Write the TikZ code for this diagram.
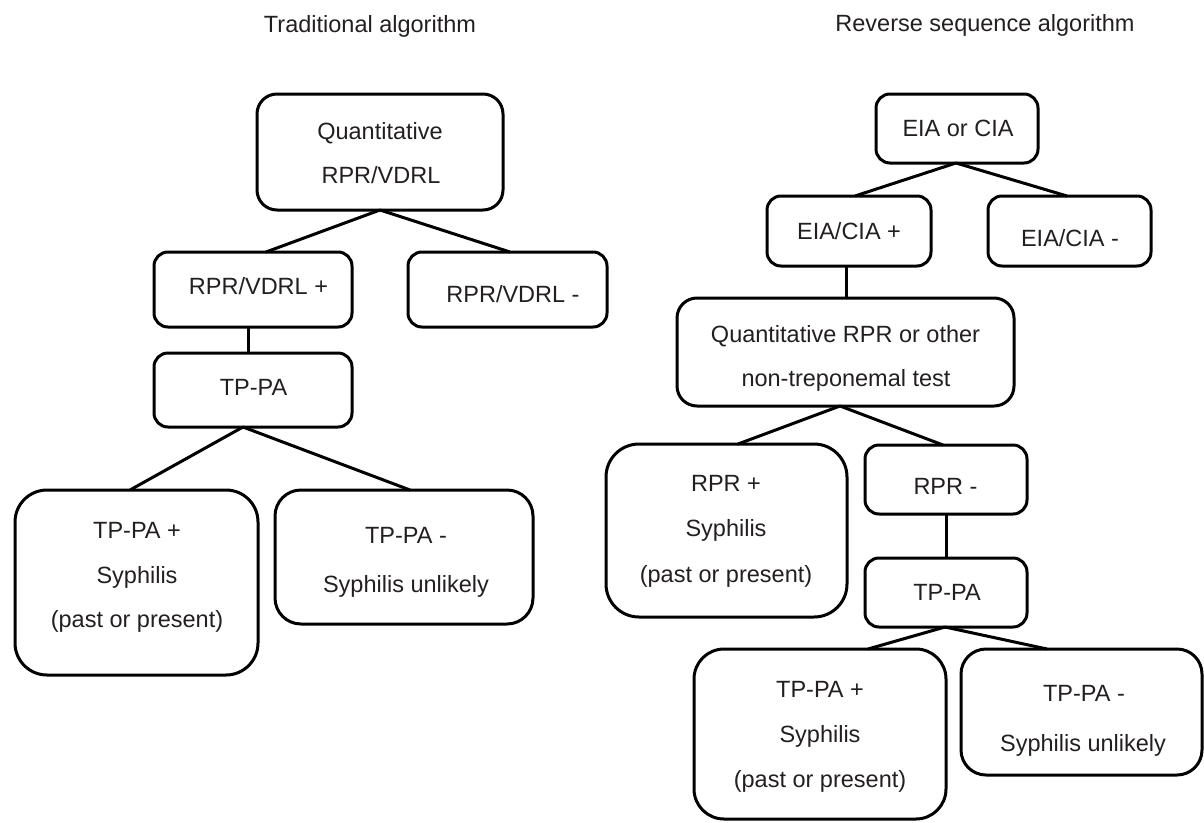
\documentclass[tikz,border=0pt]{standalone}
\usepackage{fontspec}
\setmainfont{Liberation Sans}
\definecolor{ink}{HTML}{231F20}
\begin{document}
\begin{tikzpicture}[x=1pt,y=-1pt,
  stepbox/.style={draw=black, line width=3pt, inner sep=0pt, outer sep=0pt},
  txt/.style={font=\fontsize{23.5}{28}\selectfont, text=ink, inner sep=0pt, anchor=base},
  conn/.style={draw=black, line width=3pt}]
\useasboundingbox (0,0) rectangle (1204,822);

% titles
\node[txt] (title1) at (370,32) {Traditional algorithm};
\node[txt] (title2) at (985,31) {Reverse sequence algorithm};

% ---------- left: traditional ----------
\node[stepbox, rounded corners=20pt, minimum width=246pt, minimum height=116pt] (q) at (380,152) {};
\node[stepbox, rounded corners=14pt, minimum width=198pt, minimum height=75pt] (rp) at (253,289.5) {};
\node[stepbox, rounded corners=14pt, minimum width=199pt, minimum height=75pt] (rm) at (507.5,289.5) {};
\node[stepbox, rounded corners=14pt, minimum width=198pt, minimum height=74pt] (tp) at (253,390) {};
\node[stepbox, rounded corners=32pt, minimum width=243pt, minimum height=185pt] (tpp) at (136.5,582.5) {};
\node[stepbox, rounded corners=26pt, minimum width=258pt, minimum height=134pt] (tpm) at (404,557) {};

\node[txt] (q1) at (380,139) {Quantitative};
\node[txt] (q2) at (381,183) {RPR/VDRL};
\node[txt] (rpt) at (258.5,294) {RPR/VDRL +};
\node[txt] (rmt) at (513,302) {RPR/VDRL -};
\node[txt] (tpt) at (253.5,395) {TP-PA};
\node[txt] (tpp1) at (137,538) {TP-PA +};
\node[txt] (tpp2) at (137,583) {Syphilis};
\node[txt] (tpp3) at (137,627) {(past or present)};
\node[txt] (tpm1) at (406,543) {TP-PA -};
\node[txt] (tpm2) at (406,592) {Syphilis unlikely};

\draw[conn] (q.south) -- ([xshift=13pt]rp.north);
\draw[conn] (q.south) -- ([xshift=2.5pt]rm.north);
\draw[conn] ([xshift=-5pt]rp.south) -- ([xshift=-5pt]tp.north);
\draw[conn] ([xshift=-10pt]tp.south) -- ([xshift=-6.5pt]tpp.north);
\draw[conn] ([xshift=-10pt]tp.south) -- ([xshift=6pt]tpm.north);

% ---------- right: reverse sequence ----------
\node[stepbox, rounded corners=14pt, minimum width=162pt, minimum height=69pt] (eia) at (957,128.5) {};
\node[stepbox, rounded corners=14pt, minimum width=164pt, minimum height=70pt] (ep) at (849,231) {};
\node[stepbox, rounded corners=14pt, minimum width=163pt, minimum height=70pt] (em) at (1069.5,231) {};
\node[stepbox, rounded corners=20pt, minimum width=337pt, minimum height=108pt] (qr) at (845.5,352) {};
\node[stepbox, rounded corners=33pt, minimum width=241pt, minimum height=173pt] (rpb) at (726.5,530.5) {};
\node[stepbox, rounded corners=14pt, minimum width=162pt, minimum height=69pt] (rmb) at (946,479.5) {};
\node[stepbox, rounded corners=14pt, minimum width=162pt, minimum height=69pt] (tpb) at (946,592.5) {};
\node[stepbox, rounded corners=30pt, minimum width=252pt, minimum height=170pt] (tppb) at (820,734) {};
\node[stepbox, rounded corners=25pt, minimum width=241pt, minimum height=126pt] (tpmb) at (1081.5,712) {};

\node[txt] (eiat) at (958,136) {EIA or CIA};
\node[txt] (ept) at (849,239) {EIA/CIA +};
\node[txt] (emt) at (1070,246) {EIA/CIA -};
\node[txt] (qr1) at (845.5,342) {Quantitative RPR or other};
\node[txt] (qr2) at (846,386) {non-treponemal test};
\node[txt] (rpb1) at (726,491) {RPR +};
\node[txt] (rpb2) at (726,536) {Syphilis};
\node[txt] (rpb3) at (726,582) {(past or present)};
\node[txt] (rmbt) at (945.5,494) {RPR -};
\node[txt] (tpbt) at (947,600) {TP-PA};
\node[txt] (tppb1) at (820,697) {TP-PA +};
\node[txt] (tppb2) at (820,742) {Syphilis};
\node[txt] (tppb3) at (820,787) {(past or present)};
\node[txt] (tpmb1) at (1084,701) {TP-PA -};
\node[txt] (tpmb2) at (1083,751) {Syphilis unlikely};

\draw[conn] ([xshift=-1pt]eia.south) -- ([xshift=6pt]ep.north);
\draw[conn] ([xshift=-1pt]eia.south) -- ([xshift=-2.5pt]em.north);
\draw[conn] ([xshift=-3pt]ep.south) -- ([xshift=0.5pt]qr.north);
\draw[conn] ([xshift=-5.5pt]qr.south) -- ([xshift=11.5pt]rpb.north);
\draw[conn] ([xshift=-5.5pt]qr.south) -- ([xshift=-3pt]rmb.north);
\draw[conn] (rmb.south) -- (tpb.north);
\draw[conn] ([xshift=-1pt]tpb.south) -- ([xshift=48pt]tppb.north);
\draw[conn] ([xshift=-1pt]tpb.south) -- ([xshift=-34.5pt]tpmb.north);
\end{tikzpicture}
\end{document}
---
Goal: Reproduce all of the data exactly; the pictures do not belong in the copy.

Expected output:
Write the TikZ code for this diagram.
\documentclass[tikz,border=0pt]{standalone}
\usepackage{fontspec}
\setmainfont{Liberation Sans}
\definecolor{ink}{HTML}{231F20}
\begin{document}
\begin{tikzpicture}[x=1pt,y=-1pt,
  stepbox/.style={draw=black, line width=3pt, inner sep=0pt, outer sep=0pt},
  txt/.style={font=\fontsize{23.5}{28}\selectfont, text=ink, inner sep=0pt, anchor=base},
  conn/.style={draw=black, line width=3pt}]
\useasboundingbox (0,0) rectangle (1204,822);

% titles
\node[txt] (title1) at (370,32) {Traditional algorithm};
\node[txt] (title2) at (985,31) {Reverse sequence algorithm};

% ---------- left: traditional ----------
\node[stepbox, rounded corners=20pt, minimum width=246pt, minimum height=116pt] (q) at (380,152) {};
\node[stepbox, rounded corners=14pt, minimum width=198pt, minimum height=75pt] (rp) at (253,289.5) {};
\node[stepbox, rounded corners=14pt, minimum width=199pt, minimum height=75pt] (rm) at (507.5,289.5) {};
\node[stepbox, rounded corners=14pt, minimum width=198pt, minimum height=74pt] (tp) at (253,390) {};
\node[stepbox, rounded corners=32pt, minimum width=243pt, minimum height=185pt] (tpp) at (136.5,582.5) {};
\node[stepbox, rounded corners=26pt, minimum width=258pt, minimum height=134pt] (tpm) at (404,557) {};

\node[txt] (q1) at (380,139) {Quantitative};
\node[txt] (q2) at (381,183) {RPR/VDRL};
\node[txt] (rpt) at (258.5,294) {RPR/VDRL +};
\node[txt] (rmt) at (513,302) {RPR/VDRL -};
\node[txt] (tpt) at (253.5,395) {TP-PA};
\node[txt] (tpp1) at (137,538) {TP-PA +};
\node[txt] (tpp2) at (137,583) {Syphilis};
\node[txt] (tpp3) at (137,627) {(past or present)};
\node[txt] (tpm1) at (406,543) {TP-PA -};
\node[txt] (tpm2) at (406,592) {Syphilis unlikely};

\draw[conn] (q.south) -- ([xshift=13pt]rp.north);
\draw[conn] (q.south) -- ([xshift=2.5pt]rm.north);
\draw[conn] ([xshift=-5pt]rp.south) -- ([xshift=-5pt]tp.north);
\draw[conn] ([xshift=-10pt]tp.south) -- ([xshift=-6.5pt]tpp.north);
\draw[conn] ([xshift=-10pt]tp.south) -- ([xshift=6pt]tpm.north);

% ---------- right: reverse sequence ----------
\node[stepbox, rounded corners=14pt, minimum width=162pt, minimum height=69pt] (eia) at (957,128.5) {};
\node[stepbox, rounded corners=14pt, minimum width=164pt, minimum height=70pt] (ep) at (849,231) {};
\node[stepbox, rounded corners=14pt, minimum width=163pt, minimum height=70pt] (em) at (1069.5,231) {};
\node[stepbox, rounded corners=20pt, minimum width=337pt, minimum height=108pt] (qr) at (845.5,352) {};
\node[stepbox, rounded corners=33pt, minimum width=241pt, minimum height=173pt] (rpb) at (726.5,530.5) {};
\node[stepbox, rounded corners=14pt, minimum width=162pt, minimum height=69pt] (rmb) at (946,479.5) {};
\node[stepbox, rounded corners=14pt, minimum width=162pt, minimum height=69pt] (tpb) at (946,592.5) {};
\node[stepbox, rounded corners=30pt, minimum width=252pt, minimum height=170pt] (tppb) at (820,734) {};
\node[stepbox, rounded corners=25pt, minimum width=241pt, minimum height=126pt] (tpmb) at (1081.5,712) {};

\node[txt] (eiat) at (958,136) {EIA or CIA};
\node[txt] (ept) at (849,239) {EIA/CIA +};
\node[txt] (emt) at (1070,246) {EIA/CIA -};
\node[txt] (qr1) at (845.5,342) {Quantitative RPR or other};
\node[txt] (qr2) at (846,386) {non-treponemal test};
\node[txt] (rpb1) at (726,491) {RPR +};
\node[txt] (rpb2) at (726,536) {Syphilis};
\node[txt] (rpb3) at (726,582) {(past or present)};
\node[txt] (rmbt) at (945.5,494) {RPR -};
\node[txt] (tpbt) at (947,600) {TP-PA};
\node[txt] (tppb1) at (820,697) {TP-PA +};
\node[txt] (tppb2) at (820,742) {Syphilis};
\node[txt] (tppb3) at (820,787) {(past or present)};
\node[txt] (tpmb1) at (1084,701) {TP-PA -};
\node[txt] (tpmb2) at (1083,751) {Syphilis unlikely};

\draw[conn] ([xshift=-1pt]eia.south) -- ([xshift=6pt]ep.north);
\draw[conn] ([xshift=-1pt]eia.south) -- ([xshift=-2.5pt]em.north);
\draw[conn] ([xshift=-3pt]ep.south) -- ([xshift=0.5pt]qr.north);
\draw[conn] ([xshift=-5.5pt]qr.south) -- ([xshift=11.5pt]rpb.north);
\draw[conn] ([xshift=-5.5pt]qr.south) -- ([xshift=-3pt]rmb.north);
\draw[conn] (rmb.south) -- (tpb.north);
\draw[conn] ([xshift=-1pt]tpb.south) -- ([xshift=48pt]tppb.north);
\draw[conn] ([xshift=-1pt]tpb.south) -- ([xshift=-34.5pt]tpmb.north);
\end{tikzpicture}
\end{document}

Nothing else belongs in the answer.